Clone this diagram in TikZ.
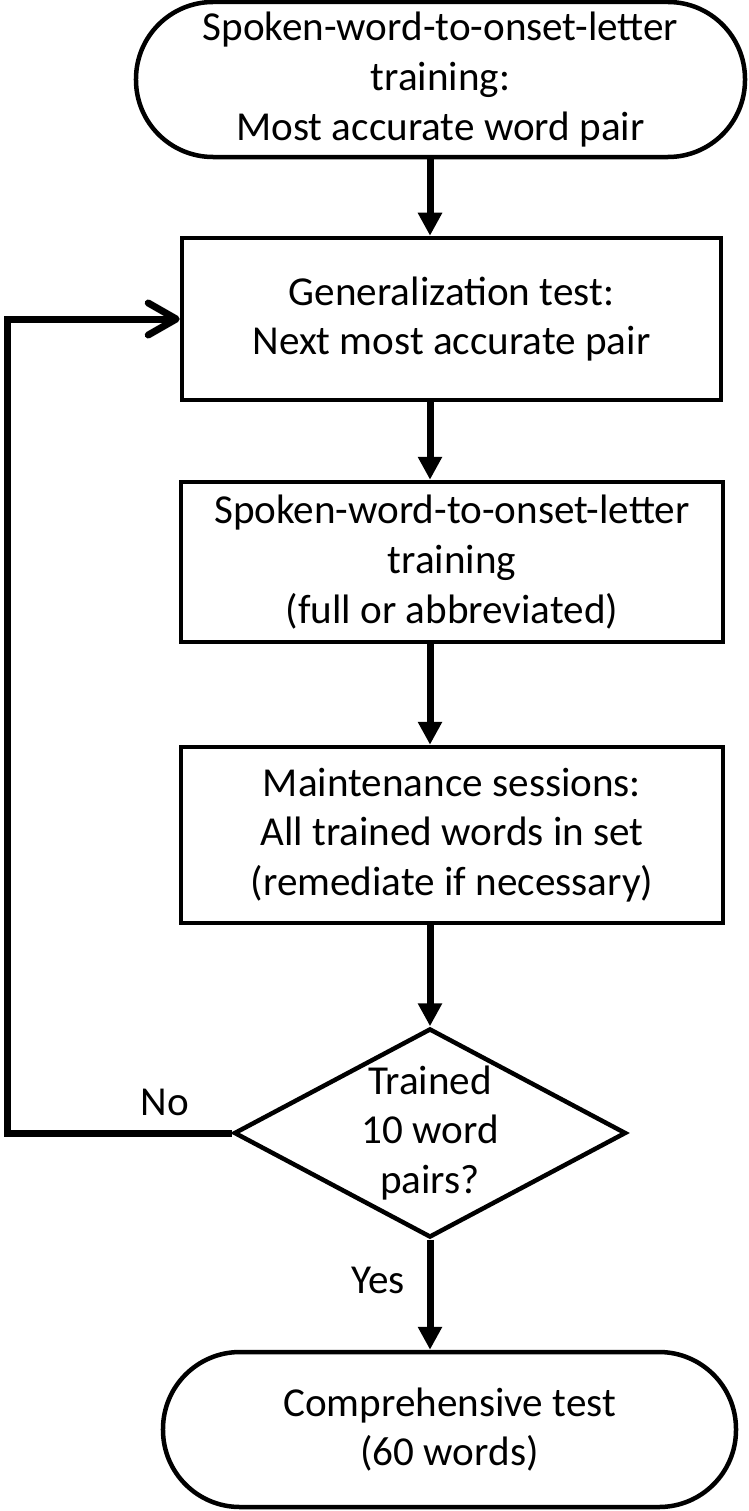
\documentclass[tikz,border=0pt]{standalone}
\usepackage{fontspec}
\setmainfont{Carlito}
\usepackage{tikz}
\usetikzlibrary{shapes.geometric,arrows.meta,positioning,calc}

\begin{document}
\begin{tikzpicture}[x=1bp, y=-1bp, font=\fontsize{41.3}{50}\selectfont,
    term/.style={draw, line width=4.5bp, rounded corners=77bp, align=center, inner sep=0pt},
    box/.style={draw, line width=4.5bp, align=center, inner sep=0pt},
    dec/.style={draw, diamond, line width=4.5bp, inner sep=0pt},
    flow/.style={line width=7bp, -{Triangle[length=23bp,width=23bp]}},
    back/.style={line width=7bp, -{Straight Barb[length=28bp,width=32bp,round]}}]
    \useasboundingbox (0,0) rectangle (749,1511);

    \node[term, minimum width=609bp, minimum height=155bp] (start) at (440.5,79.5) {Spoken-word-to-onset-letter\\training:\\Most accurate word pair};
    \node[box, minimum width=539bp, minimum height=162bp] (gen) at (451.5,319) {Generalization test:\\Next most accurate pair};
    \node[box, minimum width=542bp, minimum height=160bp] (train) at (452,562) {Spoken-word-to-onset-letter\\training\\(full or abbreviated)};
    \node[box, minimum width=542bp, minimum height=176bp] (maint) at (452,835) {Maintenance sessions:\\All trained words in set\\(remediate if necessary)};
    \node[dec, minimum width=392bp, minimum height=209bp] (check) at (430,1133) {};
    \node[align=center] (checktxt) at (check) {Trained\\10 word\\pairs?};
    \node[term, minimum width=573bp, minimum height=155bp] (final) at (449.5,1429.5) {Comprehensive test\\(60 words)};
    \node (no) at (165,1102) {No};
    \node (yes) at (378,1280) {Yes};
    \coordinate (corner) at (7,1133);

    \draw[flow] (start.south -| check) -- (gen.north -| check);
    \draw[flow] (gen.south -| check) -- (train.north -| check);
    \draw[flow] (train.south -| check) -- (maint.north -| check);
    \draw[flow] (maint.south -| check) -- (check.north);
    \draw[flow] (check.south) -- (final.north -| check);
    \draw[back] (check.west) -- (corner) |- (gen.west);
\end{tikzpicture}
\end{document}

____________________

• TASK TO CARRY OUT
Leave the pictures out and please restate exactly the lines running from the start of the material through the one with "(0,0) rectangle (749,1511);".

• TASK RESULT
Clone this diagram in TikZ.
\documentclass[tikz,border=0pt]{standalone}
\usepackage{fontspec}
\setmainfont{Carlito}
\usepackage{tikz}
\usetikzlibrary{shapes.geometric,arrows.meta,positioning,calc}

\begin{document}
\begin{tikzpicture}[x=1bp, y=-1bp, font=\fontsize{41.3}{50}\selectfont,
    term/.style={draw, line width=4.5bp, rounded corners=77bp, align=center, inner sep=0pt},
    box/.style={draw, line width=4.5bp, align=center, inner sep=0pt},
    dec/.style={draw, diamond, line width=4.5bp, inner sep=0pt},
    flow/.style={line width=7bp, -{Triangle[length=23bp,width=23bp]}},
    back/.style={line width=7bp, -{Straight Barb[length=28bp,width=32bp,round]}}]
    \useasboundingbox (0,0) rectangle (749,1511);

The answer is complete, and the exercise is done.